───── Data ─────
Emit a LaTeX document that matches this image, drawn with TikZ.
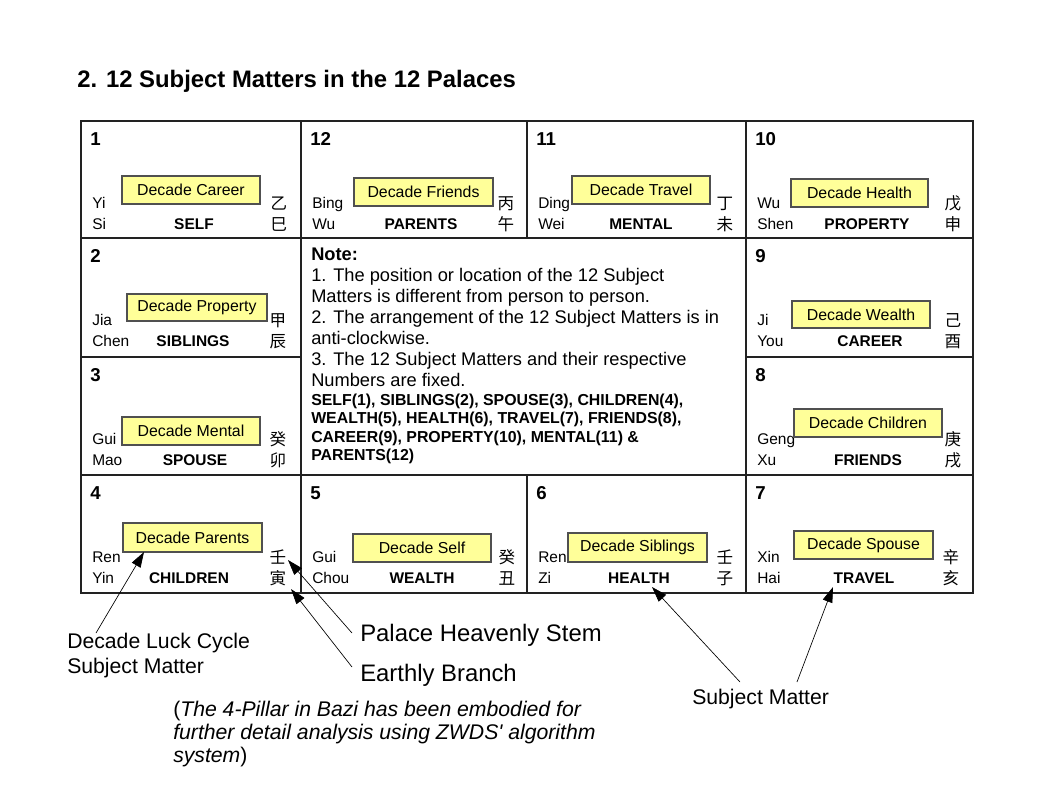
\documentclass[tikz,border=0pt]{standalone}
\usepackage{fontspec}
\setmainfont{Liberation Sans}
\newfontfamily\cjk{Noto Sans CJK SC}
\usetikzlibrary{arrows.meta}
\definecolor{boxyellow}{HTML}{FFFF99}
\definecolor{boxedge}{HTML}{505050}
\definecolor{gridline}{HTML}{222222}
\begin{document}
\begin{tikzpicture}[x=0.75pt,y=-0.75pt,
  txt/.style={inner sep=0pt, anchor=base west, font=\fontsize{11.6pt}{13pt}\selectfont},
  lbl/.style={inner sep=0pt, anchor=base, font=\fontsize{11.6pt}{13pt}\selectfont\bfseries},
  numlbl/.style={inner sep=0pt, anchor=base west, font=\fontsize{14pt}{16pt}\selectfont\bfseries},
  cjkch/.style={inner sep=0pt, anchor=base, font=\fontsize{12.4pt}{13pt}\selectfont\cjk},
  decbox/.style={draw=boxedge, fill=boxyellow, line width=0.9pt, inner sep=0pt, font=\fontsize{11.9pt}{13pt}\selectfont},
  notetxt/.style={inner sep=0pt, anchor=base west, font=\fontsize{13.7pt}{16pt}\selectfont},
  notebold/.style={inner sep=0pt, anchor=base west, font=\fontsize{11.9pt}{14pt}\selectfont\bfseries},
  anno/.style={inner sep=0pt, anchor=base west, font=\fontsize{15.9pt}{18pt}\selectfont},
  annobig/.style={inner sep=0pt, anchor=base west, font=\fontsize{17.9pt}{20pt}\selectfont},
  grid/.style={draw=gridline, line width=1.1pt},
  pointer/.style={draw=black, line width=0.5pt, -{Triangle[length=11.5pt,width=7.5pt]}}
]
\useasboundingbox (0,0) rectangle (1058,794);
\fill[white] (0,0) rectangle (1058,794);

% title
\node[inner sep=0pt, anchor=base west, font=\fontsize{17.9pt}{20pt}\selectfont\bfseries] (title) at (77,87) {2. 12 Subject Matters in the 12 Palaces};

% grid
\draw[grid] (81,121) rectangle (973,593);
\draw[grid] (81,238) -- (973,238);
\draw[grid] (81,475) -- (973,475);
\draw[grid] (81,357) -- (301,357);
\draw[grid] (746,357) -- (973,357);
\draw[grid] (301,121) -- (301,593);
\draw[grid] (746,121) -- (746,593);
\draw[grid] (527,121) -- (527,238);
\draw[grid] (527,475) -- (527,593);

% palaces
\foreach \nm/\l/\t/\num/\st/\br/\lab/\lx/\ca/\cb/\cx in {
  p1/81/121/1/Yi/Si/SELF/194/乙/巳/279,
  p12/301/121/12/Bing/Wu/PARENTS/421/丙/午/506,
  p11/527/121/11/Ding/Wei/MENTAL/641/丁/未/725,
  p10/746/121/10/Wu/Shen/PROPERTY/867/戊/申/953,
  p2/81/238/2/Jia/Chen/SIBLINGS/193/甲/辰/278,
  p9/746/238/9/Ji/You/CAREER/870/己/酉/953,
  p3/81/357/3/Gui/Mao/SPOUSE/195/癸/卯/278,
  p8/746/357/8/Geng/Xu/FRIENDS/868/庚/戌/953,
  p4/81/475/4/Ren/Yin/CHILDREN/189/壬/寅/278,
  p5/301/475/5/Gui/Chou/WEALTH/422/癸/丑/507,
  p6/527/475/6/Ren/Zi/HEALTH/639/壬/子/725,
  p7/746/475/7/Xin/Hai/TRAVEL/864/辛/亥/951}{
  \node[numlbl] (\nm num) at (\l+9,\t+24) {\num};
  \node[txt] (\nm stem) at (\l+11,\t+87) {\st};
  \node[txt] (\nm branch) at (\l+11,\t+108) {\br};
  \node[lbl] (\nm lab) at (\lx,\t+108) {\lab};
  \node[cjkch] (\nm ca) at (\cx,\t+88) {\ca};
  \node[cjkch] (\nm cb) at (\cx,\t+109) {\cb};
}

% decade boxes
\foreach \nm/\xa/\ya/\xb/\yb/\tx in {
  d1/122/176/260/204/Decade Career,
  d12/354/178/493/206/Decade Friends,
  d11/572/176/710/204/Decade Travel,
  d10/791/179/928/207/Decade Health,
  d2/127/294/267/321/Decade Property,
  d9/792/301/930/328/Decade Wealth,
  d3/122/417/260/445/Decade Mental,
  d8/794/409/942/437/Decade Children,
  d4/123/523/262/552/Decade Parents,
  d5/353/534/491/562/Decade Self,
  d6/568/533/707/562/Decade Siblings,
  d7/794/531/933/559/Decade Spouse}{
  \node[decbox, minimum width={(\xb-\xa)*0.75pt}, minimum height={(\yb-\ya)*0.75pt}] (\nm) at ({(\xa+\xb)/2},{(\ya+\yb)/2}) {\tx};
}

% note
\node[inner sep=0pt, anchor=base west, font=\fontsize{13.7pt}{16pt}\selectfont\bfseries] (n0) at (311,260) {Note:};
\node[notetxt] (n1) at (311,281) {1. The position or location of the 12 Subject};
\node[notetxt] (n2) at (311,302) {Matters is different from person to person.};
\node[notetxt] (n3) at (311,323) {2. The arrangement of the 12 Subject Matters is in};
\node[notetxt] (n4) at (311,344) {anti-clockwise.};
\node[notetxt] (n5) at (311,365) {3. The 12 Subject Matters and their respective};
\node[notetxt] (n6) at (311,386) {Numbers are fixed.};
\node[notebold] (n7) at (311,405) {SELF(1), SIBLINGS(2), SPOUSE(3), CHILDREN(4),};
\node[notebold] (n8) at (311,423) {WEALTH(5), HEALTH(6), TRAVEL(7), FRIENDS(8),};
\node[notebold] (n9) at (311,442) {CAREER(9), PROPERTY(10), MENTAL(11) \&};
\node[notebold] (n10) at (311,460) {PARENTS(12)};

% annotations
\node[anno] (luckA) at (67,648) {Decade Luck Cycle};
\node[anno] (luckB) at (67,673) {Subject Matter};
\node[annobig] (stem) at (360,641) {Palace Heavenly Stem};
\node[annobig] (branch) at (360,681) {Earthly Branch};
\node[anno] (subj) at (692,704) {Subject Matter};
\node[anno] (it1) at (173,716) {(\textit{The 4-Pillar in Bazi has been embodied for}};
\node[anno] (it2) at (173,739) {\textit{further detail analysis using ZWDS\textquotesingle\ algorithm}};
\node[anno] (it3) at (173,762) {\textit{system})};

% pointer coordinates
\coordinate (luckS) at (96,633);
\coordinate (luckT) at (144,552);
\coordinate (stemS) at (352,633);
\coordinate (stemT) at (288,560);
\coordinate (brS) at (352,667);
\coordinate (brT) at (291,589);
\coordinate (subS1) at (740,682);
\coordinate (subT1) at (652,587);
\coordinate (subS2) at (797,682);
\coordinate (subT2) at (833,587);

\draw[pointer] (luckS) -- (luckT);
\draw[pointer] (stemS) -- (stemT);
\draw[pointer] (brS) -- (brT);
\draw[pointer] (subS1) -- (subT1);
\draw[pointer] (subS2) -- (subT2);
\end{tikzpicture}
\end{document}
─────
Set the pictures aside and transcribe the data above exactly.

* Correct answer
Emit a LaTeX document that matches this image, drawn with TikZ.
\documentclass[tikz,border=0pt]{standalone}
\usepackage{fontspec}
\setmainfont{Liberation Sans}
\newfontfamily\cjk{Noto Sans CJK SC}
\usetikzlibrary{arrows.meta}
\definecolor{boxyellow}{HTML}{FFFF99}
\definecolor{boxedge}{HTML}{505050}
\definecolor{gridline}{HTML}{222222}
\begin{document}
\begin{tikzpicture}[x=0.75pt,y=-0.75pt,
  txt/.style={inner sep=0pt, anchor=base west, font=\fontsize{11.6pt}{13pt}\selectfont},
  lbl/.style={inner sep=0pt, anchor=base, font=\fontsize{11.6pt}{13pt}\selectfont\bfseries},
  numlbl/.style={inner sep=0pt, anchor=base west, font=\fontsize{14pt}{16pt}\selectfont\bfseries},
  cjkch/.style={inner sep=0pt, anchor=base, font=\fontsize{12.4pt}{13pt}\selectfont\cjk},
  decbox/.style={draw=boxedge, fill=boxyellow, line width=0.9pt, inner sep=0pt, font=\fontsize{11.9pt}{13pt}\selectfont},
  notetxt/.style={inner sep=0pt, anchor=base west, font=\fontsize{13.7pt}{16pt}\selectfont},
  notebold/.style={inner sep=0pt, anchor=base west, font=\fontsize{11.9pt}{14pt}\selectfont\bfseries},
  anno/.style={inner sep=0pt, anchor=base west, font=\fontsize{15.9pt}{18pt}\selectfont},
  annobig/.style={inner sep=0pt, anchor=base west, font=\fontsize{17.9pt}{20pt}\selectfont},
  grid/.style={draw=gridline, line width=1.1pt},
  pointer/.style={draw=black, line width=0.5pt, -{Triangle[length=11.5pt,width=7.5pt]}}
]
\useasboundingbox (0,0) rectangle (1058,794);
\fill[white] (0,0) rectangle (1058,794);

% title
\node[inner sep=0pt, anchor=base west, font=\fontsize{17.9pt}{20pt}\selectfont\bfseries] (title) at (77,87) {2. 12 Subject Matters in the 12 Palaces};

% grid
\draw[grid] (81,121) rectangle (973,593);
\draw[grid] (81,238) -- (973,238);
\draw[grid] (81,475) -- (973,475);
\draw[grid] (81,357) -- (301,357);
\draw[grid] (746,357) -- (973,357);
\draw[grid] (301,121) -- (301,593);
\draw[grid] (746,121) -- (746,593);
\draw[grid] (527,121) -- (527,238);
\draw[grid] (527,475) -- (527,593);

% palaces
\foreach \nm/\l/\t/\num/\st/\br/\lab/\lx/\ca/\cb/\cx in {
  p1/81/121/1/Yi/Si/SELF/194/乙/巳/279,
  p12/301/121/12/Bing/Wu/PARENTS/421/丙/午/506,
  p11/527/121/11/Ding/Wei/MENTAL/641/丁/未/725,
  p10/746/121/10/Wu/Shen/PROPERTY/867/戊/申/953,
  p2/81/238/2/Jia/Chen/SIBLINGS/193/甲/辰/278,
  p9/746/238/9/Ji/You/CAREER/870/己/酉/953,
  p3/81/357/3/Gui/Mao/SPOUSE/195/癸/卯/278,
  p8/746/357/8/Geng/Xu/FRIENDS/868/庚/戌/953,
  p4/81/475/4/Ren/Yin/CHILDREN/189/壬/寅/278,
  p5/301/475/5/Gui/Chou/WEALTH/422/癸/丑/507,
  p6/527/475/6/Ren/Zi/HEALTH/639/壬/子/725,
  p7/746/475/7/Xin/Hai/TRAVEL/864/辛/亥/951}{
  \node[numlbl] (\nm num) at (\l+9,\t+24) {\num};
  \node[txt] (\nm stem) at (\l+11,\t+87) {\st};
  \node[txt] (\nm branch) at (\l+11,\t+108) {\br};
  \node[lbl] (\nm lab) at (\lx,\t+108) {\lab};
  \node[cjkch] (\nm ca) at (\cx,\t+88) {\ca};
  \node[cjkch] (\nm cb) at (\cx,\t+109) {\cb};
}

% decade boxes
\foreach \nm/\xa/\ya/\xb/\yb/\tx in {
  d1/122/176/260/204/Decade Career,
  d12/354/178/493/206/Decade Friends,
  d11/572/176/710/204/Decade Travel,
  d10/791/179/928/207/Decade Health,
  d2/127/294/267/321/Decade Property,
  d9/792/301/930/328/Decade Wealth,
  d3/122/417/260/445/Decade Mental,
  d8/794/409/942/437/Decade Children,
  d4/123/523/262/552/Decade Parents,
  d5/353/534/491/562/Decade Self,
  d6/568/533/707/562/Decade Siblings,
  d7/794/531/933/559/Decade Spouse}{
  \node[decbox, minimum width={(\xb-\xa)*0.75pt}, minimum height={(\yb-\ya)*0.75pt}] (\nm) at ({(\xa+\xb)/2},{(\ya+\yb)/2}) {\tx};
}

% note
\node[inner sep=0pt, anchor=base west, font=\fontsize{13.7pt}{16pt}\selectfont\bfseries] (n0) at (311,260) {Note:};
\node[notetxt] (n1) at (311,281) {1. The position or location of the 12 Subject};
\node[notetxt] (n2) at (311,302) {Matters is different from person to person.};
\node[notetxt] (n3) at (311,323) {2. The arrangement of the 12 Subject Matters is in};
\node[notetxt] (n4) at (311,344) {anti-clockwise.};
\node[notetxt] (n5) at (311,365) {3. The 12 Subject Matters and their respective};
\node[notetxt] (n6) at (311,386) {Numbers are fixed.};
\node[notebold] (n7) at (311,405) {SELF(1), SIBLINGS(2), SPOUSE(3), CHILDREN(4),};
\node[notebold] (n8) at (311,423) {WEALTH(5), HEALTH(6), TRAVEL(7), FRIENDS(8),};
\node[notebold] (n9) at (311,442) {CAREER(9), PROPERTY(10), MENTAL(11) \&};
\node[notebold] (n10) at (311,460) {PARENTS(12)};

% annotations
\node[anno] (luckA) at (67,648) {Decade Luck Cycle};
\node[anno] (luckB) at (67,673) {Subject Matter};
\node[annobig] (stem) at (360,641) {Palace Heavenly Stem};
\node[annobig] (branch) at (360,681) {Earthly Branch};
\node[anno] (subj) at (692,704) {Subject Matter};
\node[anno] (it1) at (173,716) {(\textit{The 4-Pillar in Bazi has been embodied for}};
\node[anno] (it2) at (173,739) {\textit{further detail analysis using ZWDS\textquotesingle\ algorithm}};
\node[anno] (it3) at (173,762) {\textit{system})};

% pointer coordinates
\coordinate (luckS) at (96,633);
\coordinate (luckT) at (144,552);
\coordinate (stemS) at (352,633);
\coordinate (stemT) at (288,560);
\coordinate (brS) at (352,667);
\coordinate (brT) at (291,589);
\coordinate (subS1) at (740,682);
\coordinate (subT1) at (652,587);
\coordinate (subS2) at (797,682);
\coordinate (subT2) at (833,587);

\draw[pointer] (luckS) -- (luckT);
\draw[pointer] (stemS) -- (stemT);
\draw[pointer] (brS) -- (brT);
\draw[pointer] (subS1) -- (subT1);
\draw[pointer] (subS2) -- (subT2);
\end{tikzpicture}
\end{document}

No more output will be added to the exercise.